▸ **What the task requires**: The data below should be printed in full, exactly, and without any of its images.

▸ **Dataset section**:
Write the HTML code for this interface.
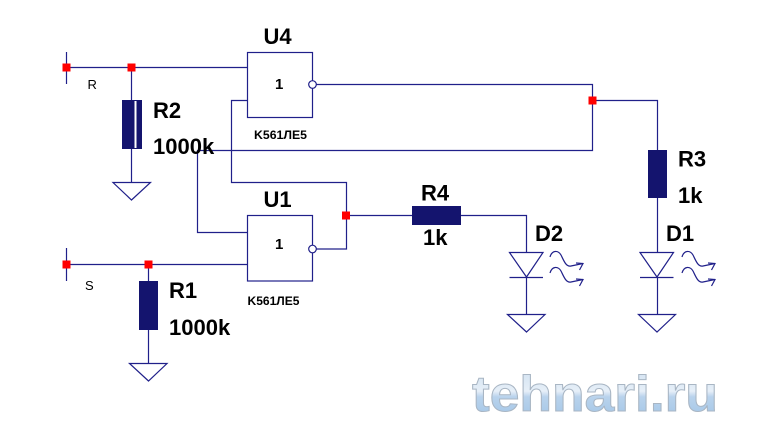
<!DOCTYPE html>
<html><head><meta charset="utf-8"><style>
html,body{margin:0;padding:0;background:#fff;}
svg{display:block;}
text{font-family:"Liberation Sans",Arial,sans-serif;}
</style></head><body>
<svg width="771" height="444" viewBox="0 0 771 444" xmlns="http://www.w3.org/2000/svg">
<defs>
<linearGradient id="wm" x1="0" y1="0" x2="0" y2="1">
<stop offset="0" stop-color="#cfe0f0"/>
<stop offset="0.45" stop-color="#e6eff8"/>
<stop offset="0.55" stop-color="#b9d3ec"/>
<stop offset="1" stop-color="#9fc3e6"/>
</linearGradient>
</defs>
<rect width="771" height="444" fill="#fff"/>
<g fill="none" stroke="#20208a" stroke-width="1.2">
<!-- R input -->
<path d="M66.5,52 V84"/>
<path d="M66.5,67.5 H247.5"/>
<path d="M131.5,67.5 V100"/>
<path d="M131.5,149 V182"/>
<polygon points="113,182.5 150.5,182.5 131.5,200"/>
<!-- U4 -->
<rect x="247.5" y="52.5" width="65" height="65"/>
<circle cx="312.5" cy="84.5" r="3.8" fill="#fff"/>
<path d="M316.3,84.5 H592.5 V150.5 H197.5 V232.5 H247.5"/>
<path d="M592.5,100.5 H657.5 V150"/>
<path d="M657.5,198 V252.5"/>
<polygon points="640,252.5 673.5,252.5 657,277"/>
<path d="M640,277.5 H673.5"/>
<path d="M657.5,277 V314.5"/>
<polygon points="638.5,314.5 675.5,314.5 657,332"/>
<!-- U4 second input / U1 output loop -->
<path d="M247.5,100.5 H231.5 V182.5 H346.5 V249 H316.3"/>
<!-- U1 -->
<rect x="247.5" y="215.5" width="65" height="65.5"/>
<circle cx="312.5" cy="249" r="3.8" fill="#fff"/>
<path d="M346.5,215.5 H412"/>
<path d="M461,215.5 H526.5 V252.5"/>
<polygon points="509.5,252.5 543,252.5 526.5,277"/>
<path d="M509.5,277.5 H543"/>
<path d="M526.5,277 V314.5"/>
<polygon points="507.5,314.5 545,314.5 526.5,332"/>
<!-- S input -->
<path d="M66.5,248 V281"/>
<path d="M66.5,264.5 H247.5"/>
<path d="M148.5,264.5 V281"/>
<path d="M148.5,330 V363"/>
<polygon points="129.5,363.5 167,363.5 148.5,381"/>
<!-- light arrows D2 -->
<path d="M550,257 C552,250 558,250 561,255 C564,261 566,267 571,266 L583,263.5"/>
<path d="M576,263 L583,263.5 L579.5,270"/>
<path d="M550,273 C552,266 558,266 561,271 C564,277 566,283 571,282 L583,279.5"/>
<path d="M576,279 L583,279.5 L579.5,286"/>
<!-- light arrows D1 -->
<path d="M682,257 C684,250 690,250 693,255 C696,261 698,267 703,266 L715,263.5"/>
<path d="M708,263 L715,263.5 L711.5,270"/>
<path d="M682,273 C684,266 690,266 693,271 C696,277 698,283 703,282 L715,279.5"/>
<path d="M708,279 L715,279.5 L711.5,286"/>
</g>
<!-- resistors -->
<g fill="#14146e">
<rect x="122" y="100" width="20" height="49"/>
<rect x="139" y="281" width="19" height="49"/>
<rect x="412" y="206" width="49" height="19"/>
<rect x="648" y="150" width="19" height="48"/>
</g>
<rect x="134.5" y="101" width="2" height="47" fill="#fff"/>
<!-- red junctions -->
<g fill="#ff0000">
<rect x="62.5" y="63.5" width="8" height="8"/>
<rect x="127.5" y="63.5" width="8" height="8"/>
<rect x="588.5" y="96.5" width="8" height="8"/>
<rect x="342" y="211.5" width="8" height="8"/>
<rect x="62.5" y="260.5" width="8" height="8"/>
<rect x="144.5" y="260.5" width="8" height="8"/>
</g>
<!-- labels -->
<g fill="#000" font-weight="bold" font-size="22">
<text x="263.5" y="44">U4</text>
<text x="263.5" y="207">U1</text>
<text x="153" y="118">R2</text>
<text x="153" y="154">1000k</text>
<text x="169" y="298">R1</text>
<text x="169" y="335">1000k</text>
<text x="421" y="200.5">R4</text>
<text x="423" y="245">1k</text>
<text x="678" y="166.5">R3</text>
<text x="678" y="203">1k</text>
<text x="535" y="241">D2</text>
<text x="666" y="241">D1</text>
</g>
<g fill="#000" font-weight="bold" font-size="15">
<text x="275" y="89">1</text>
<text x="275" y="249">1</text>
</g>
<g fill="#000" font-weight="bold" font-size="12">
<text x="254" y="139" textLength="53" lengthAdjust="spacingAndGlyphs">K561ЛЕ5</text>
<text x="247.5" y="305" textLength="52" lengthAdjust="spacingAndGlyphs">K561ЛЕ5</text>
</g>
<g fill="#000" font-size="13">
<text x="87.5" y="89">R</text>
<text x="85" y="290">S</text>
</g>
<!-- watermark -->
<text x="472" y="411" font-family="'DejaVu Sans','Liberation Sans',sans-serif" font-weight="bold" font-size="50" textLength="246" lengthAdjust="spacingAndGlyphs" fill="url(#wm)" stroke="#a9b6c4" stroke-width="1">tehnari.ru</text>
</svg>
</body></html>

▸ **Completed task**:
Write the HTML code for this interface.
<!DOCTYPE html>
<html><head><meta charset="utf-8"><style>
html,body{margin:0;padding:0;background:#fff;}
svg{display:block;}
text{font-family:"Liberation Sans",Arial,sans-serif;}
</style></head><body>
<svg width="771" height="444" viewBox="0 0 771 444" xmlns="http://www.w3.org/2000/svg">
<defs>
<linearGradient id="wm" x1="0" y1="0" x2="0" y2="1">
<stop offset="0" stop-color="#cfe0f0"/>
<stop offset="0.45" stop-color="#e6eff8"/>
<stop offset="0.55" stop-color="#b9d3ec"/>
<stop offset="1" stop-color="#9fc3e6"/>
</linearGradient>
</defs>
<rect width="771" height="444" fill="#fff"/>
<g fill="none" stroke="#20208a" stroke-width="1.2">
<!-- R input -->
<path d="M66.5,52 V84"/>
<path d="M66.5,67.5 H247.5"/>
<path d="M131.5,67.5 V100"/>
<path d="M131.5,149 V182"/>
<polygon points="113,182.5 150.5,182.5 131.5,200"/>
<!-- U4 -->
<rect x="247.5" y="52.5" width="65" height="65"/>
<circle cx="312.5" cy="84.5" r="3.8" fill="#fff"/>
<path d="M316.3,84.5 H592.5 V150.5 H197.5 V232.5 H247.5"/>
<path d="M592.5,100.5 H657.5 V150"/>
<path d="M657.5,198 V252.5"/>
<polygon points="640,252.5 673.5,252.5 657,277"/>
<path d="M640,277.5 H673.5"/>
<path d="M657.5,277 V314.5"/>
<polygon points="638.5,314.5 675.5,314.5 657,332"/>
<!-- U4 second input / U1 output loop -->
<path d="M247.5,100.5 H231.5 V182.5 H346.5 V249 H316.3"/>
<!-- U1 -->
<rect x="247.5" y="215.5" width="65" height="65.5"/>
<circle cx="312.5" cy="249" r="3.8" fill="#fff"/>
<path d="M346.5,215.5 H412"/>
<path d="M461,215.5 H526.5 V252.5"/>
<polygon points="509.5,252.5 543,252.5 526.5,277"/>
<path d="M509.5,277.5 H543"/>
<path d="M526.5,277 V314.5"/>
<polygon points="507.5,314.5 545,314.5 526.5,332"/>
<!-- S input -->
<path d="M66.5,248 V281"/>
<path d="M66.5,264.5 H247.5"/>
<path d="M148.5,264.5 V281"/>
<path d="M148.5,330 V363"/>
<polygon points="129.5,363.5 167,363.5 148.5,381"/>
<!-- light arrows D2 -->
<path d="M550,257 C552,250 558,250 561,255 C564,261 566,267 571,266 L583,263.5"/>
<path d="M576,263 L583,263.5 L579.5,270"/>
<path d="M550,273 C552,266 558,266 561,271 C564,277 566,283 571,282 L583,279.5"/>
<path d="M576,279 L583,279.5 L579.5,286"/>
<!-- light arrows D1 -->
<path d="M682,257 C684,250 690,250 693,255 C696,261 698,267 703,266 L715,263.5"/>
<path d="M708,263 L715,263.5 L711.5,270"/>
<path d="M682,273 C684,266 690,266 693,271 C696,277 698,283 703,282 L715,279.5"/>
<path d="M708,279 L715,279.5 L711.5,286"/>
</g>
<!-- resistors -->
<g fill="#14146e">
<rect x="122" y="100" width="20" height="49"/>
<rect x="139" y="281" width="19" height="49"/>
<rect x="412" y="206" width="49" height="19"/>
<rect x="648" y="150" width="19" height="48"/>
</g>
<rect x="134.5" y="101" width="2" height="47" fill="#fff"/>
<!-- red junctions -->
<g fill="#ff0000">
<rect x="62.5" y="63.5" width="8" height="8"/>
<rect x="127.5" y="63.5" width="8" height="8"/>
<rect x="588.5" y="96.5" width="8" height="8"/>
<rect x="342" y="211.5" width="8" height="8"/>
<rect x="62.5" y="260.5" width="8" height="8"/>
<rect x="144.5" y="260.5" width="8" height="8"/>
</g>
<!-- labels -->
<g fill="#000" font-weight="bold" font-size="22">
<text x="263.5" y="44">U4</text>
<text x="263.5" y="207">U1</text>
<text x="153" y="118">R2</text>
<text x="153" y="154">1000k</text>
<text x="169" y="298">R1</text>
<text x="169" y="335">1000k</text>
<text x="421" y="200.5">R4</text>
<text x="423" y="245">1k</text>
<text x="678" y="166.5">R3</text>
<text x="678" y="203">1k</text>
<text x="535" y="241">D2</text>
<text x="666" y="241">D1</text>
</g>
<g fill="#000" font-weight="bold" font-size="15">
<text x="275" y="89">1</text>
<text x="275" y="249">1</text>
</g>
<g fill="#000" font-weight="bold" font-size="12">
<text x="254" y="139" textLength="53" lengthAdjust="spacingAndGlyphs">K561ЛЕ5</text>
<text x="247.5" y="305" textLength="52" lengthAdjust="spacingAndGlyphs">K561ЛЕ5</text>
</g>
<g fill="#000" font-size="13">
<text x="87.5" y="89">R</text>
<text x="85" y="290">S</text>
</g>
<!-- watermark -->
<text x="472" y="411" font-family="'DejaVu Sans','Liberation Sans',sans-serif" font-weight="bold" font-size="50" textLength="246" lengthAdjust="spacingAndGlyphs" fill="url(#wm)" stroke="#a9b6c4" stroke-width="1">tehnari.ru</text>
</svg>
</body></html>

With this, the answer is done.